Dopo il deposito delle motivazioni Ranieri, che per quella vicenda si è sempre proclamato innocente, decide di fare appello. Siamo nel 2013, ma la prima udienza del processo di secondo grado viene fissata soltanto per gennaio 2017, cioè di lì a tre anni e mezzo. Il giudizio va avanti e si conclude a settembre 2021, quando la Corte d’appello riduce la pena per Ranieri a nove anni di carcere. A inizio 2022, poi, i legali di “Very Good” si rivolgono alla Cassazione sostenendo la nullità della sentenza di appello ma – particolare importante – senza mai eccepire la prescrizione dei reati: Ranieri si ritiene innocente e punta a essere completamente scagionato. Ciononostante, a gennaio 2023, i giudici romani annullano senza rinvio la condanna riportata da Ranieri in appello: la sentenza viene depositata due mesi dopo, a marzo.
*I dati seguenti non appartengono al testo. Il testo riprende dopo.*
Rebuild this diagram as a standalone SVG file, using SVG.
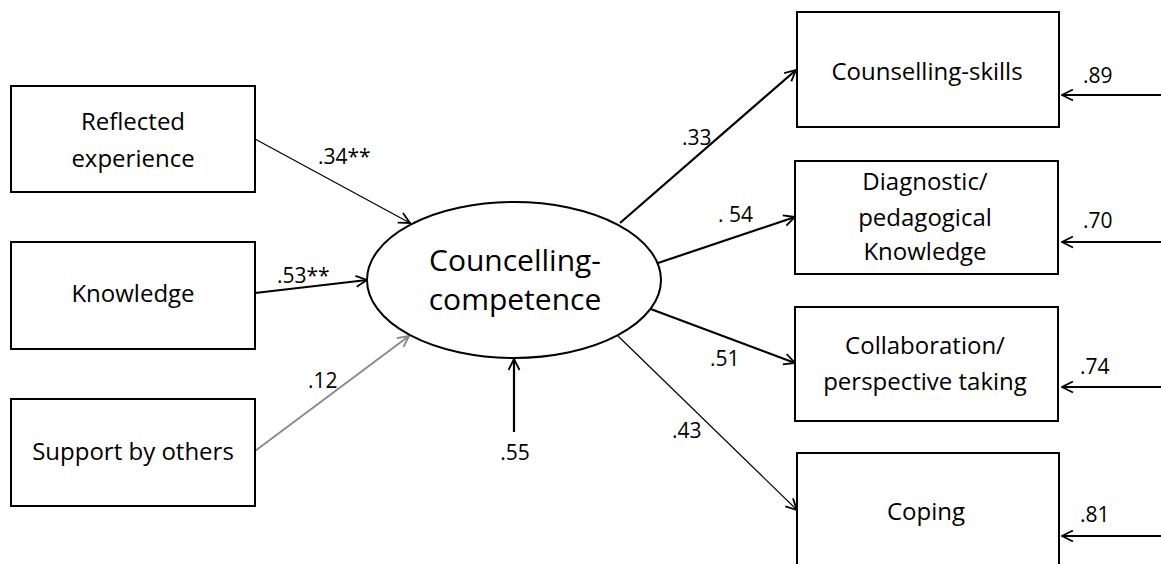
<svg xmlns="http://www.w3.org/2000/svg" width="1161" height="564" viewBox="0 0 1161 564">
<style>
.box{fill:#fff;stroke:#000;stroke-width:2}
.t{font-family:"Open Sans","Liberation Sans",sans-serif;font-size:24px;fill:#000;text-anchor:middle}
.big{font-size:30px}
.lbl{font-family:"Open Sans","Liberation Sans",sans-serif;font-size:21px;fill:#000}
.thin{stroke:#000;stroke-width:1.2;fill:none;marker-end:url(#ah)}
.thick{stroke:#000;stroke-width:2.2;fill:none;marker-end:url(#ah)}
.gray{stroke:#888;stroke-width:1.8;fill:none;marker-end:url(#ahg)}
</style>
<defs>
<marker id="ah" viewBox="0 0 13 13" refX="12" refY="6.5" markerWidth="13" markerHeight="13" markerUnits="userSpaceOnUse" orient="auto">
<path d="M1,1 L12,6.5 L1,12" fill="none" stroke="#000" stroke-width="1.8"/>
</marker>
<marker id="ahg" viewBox="0 0 13 13" refX="12" refY="6.5" markerWidth="13" markerHeight="13" markerUnits="userSpaceOnUse" orient="auto">
<path d="M1,1 L12,6.5 L1,12" fill="none" stroke="#888" stroke-width="1.8"/>
</marker>
</defs>
<rect width="1161" height="564" fill="#fff"/>

<g id="connectors">
<line class="thin" x1="255" y1="139" x2="410" y2="223"/>
<line class="thick" x1="255" y1="293" x2="367" y2="280"/>
<line class="gray" x1="255" y1="451" x2="409" y2="336"/>
<line class="thick" x1="514" y1="432" x2="514" y2="359"/>
<line class="thick" x1="620" y1="223" x2="796" y2="70"/>
<line class="thick" x1="658" y1="263" x2="795" y2="217"/>
<line class="thick" x1="648" y1="308" x2="795" y2="363"/>
<line class="thin" x1="618" y1="336" x2="797" y2="510"/>
<line class="thick" x1="1161" y1="95" x2="1062" y2="95"/>
<line class="thick" x1="1161" y1="242" x2="1062" y2="242"/>
<line class="thick" x1="1161" y1="387" x2="1062" y2="387"/>
<line class="thick" x1="1161" y1="536" x2="1062" y2="536"/>
<text class="lbl" x="318" y="164">.34**</text>
<text class="lbl" x="277" y="283">.53**</text>
<text class="lbl" x="308" y="388">.12</text>
<text class="lbl" x="515" y="460" text-anchor="middle">.55</text>
<text class="lbl" x="682" y="145">.33</text>
<text class="lbl" x="718" y="222">. 54</text>
<text class="lbl" x="710" y="366">.51</text>
<text class="lbl" x="672" y="438">.43</text>
<text class="lbl" x="1083" y="83">.89</text>
<text class="lbl" x="1083" y="228">.70</text>
<text class="lbl" x="1080" y="374">.74</text>
<text class="lbl" x="1080" y="522">.81</text>
</g>

<g id="reflected-experience">
<rect class="box" x="11" y="86" width="244" height="106"/>
<text class="t" x="133" y="130">Reflected</text>
<text class="t" x="133" y="167">experience</text>
</g>
<g id="knowledge">
<rect class="box" x="11" y="242" width="244" height="107"/>
<text class="t" x="133" y="302">Knowledge</text>
</g>
<g id="support-by-others">
<rect class="box" x="11" y="399" width="244" height="107"/>
<text class="t" x="133" y="460">Support by others</text>
</g>

<g id="councelling-competence">
<ellipse cx="514" cy="280" rx="147" ry="78" fill="#fff" stroke="#000" stroke-width="2"/>
<text class="t big" x="515" y="271">Councelling-</text>
<text class="t big" x="515" y="310">competence</text>
</g>

<g id="counselling-skills">
<rect class="box" x="797" y="12" width="262" height="115"/>
<text class="t" x="927" y="80">Counselling-skills</text>
</g>
<g id="diagnostic-knowledge">
<rect class="box" x="795" y="161" width="263" height="113"/>
<text class="t" x="925" y="190">Diagnostic/</text>
<text class="t" x="925" y="226">pedagogical</text>
<text class="t" x="925" y="260">Knowledge</text>
</g>
<g id="collaboration">
<rect class="box" x="795" y="307" width="263" height="114"/>
<text class="t" x="925" y="354">Collaboration/</text>
<text class="t" x="925" y="390">perspective taking</text>
</g>
<g id="coping">
<rect class="box" x="797" y="453" width="262" height="125"/>
<text class="t" x="926" y="520">Coping</text>
</g>
</svg>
Di qui la decisione di trascinare lo Stato italiano davanti alla Cedu. Secondo i legali di Ranieri, quest’ultimo non sarebbe stato giudicato in tempi ragionevoli a causa di «inadempimenti delle cancellerie» e «inefficiente organizzazione del carico delle udienze». Così il processo di primo grado è durato undici anni e la sentenza di appello è arrivata a otto anni di distanza dalla prima: un’attesa che ha «gravemente pregiudicato la vita personale e sociale di un soggetto che ha cercato di condurre un’esistenza “normale”», ma che le pendenze giudiziarie «hanno segnato sotto l’aspetto psicologico, nella vita sociale, nell’ambito lavorativo e finanche in quello familiare».

Ma c’è anche un altro motivo che ha spinto Ranieri a rivolgersi alla Cedu: il boss non aveva mai chiesto che la Cassazione dichiarasse la prescrizione dei reati che gli venivano contestati, essendo intenzionato a dimostrare la propria totale estraneità al traffico di droga; i giudici, invece, hanno optato per quella formula senza prima interpellare l’imputato. Insomma, il processo è durato troppo e a Ranieri non è stata data la possibilità di dimostrare la propria totale innocenza: due aspetti di cui lo Stato italiano dovrà rispondere.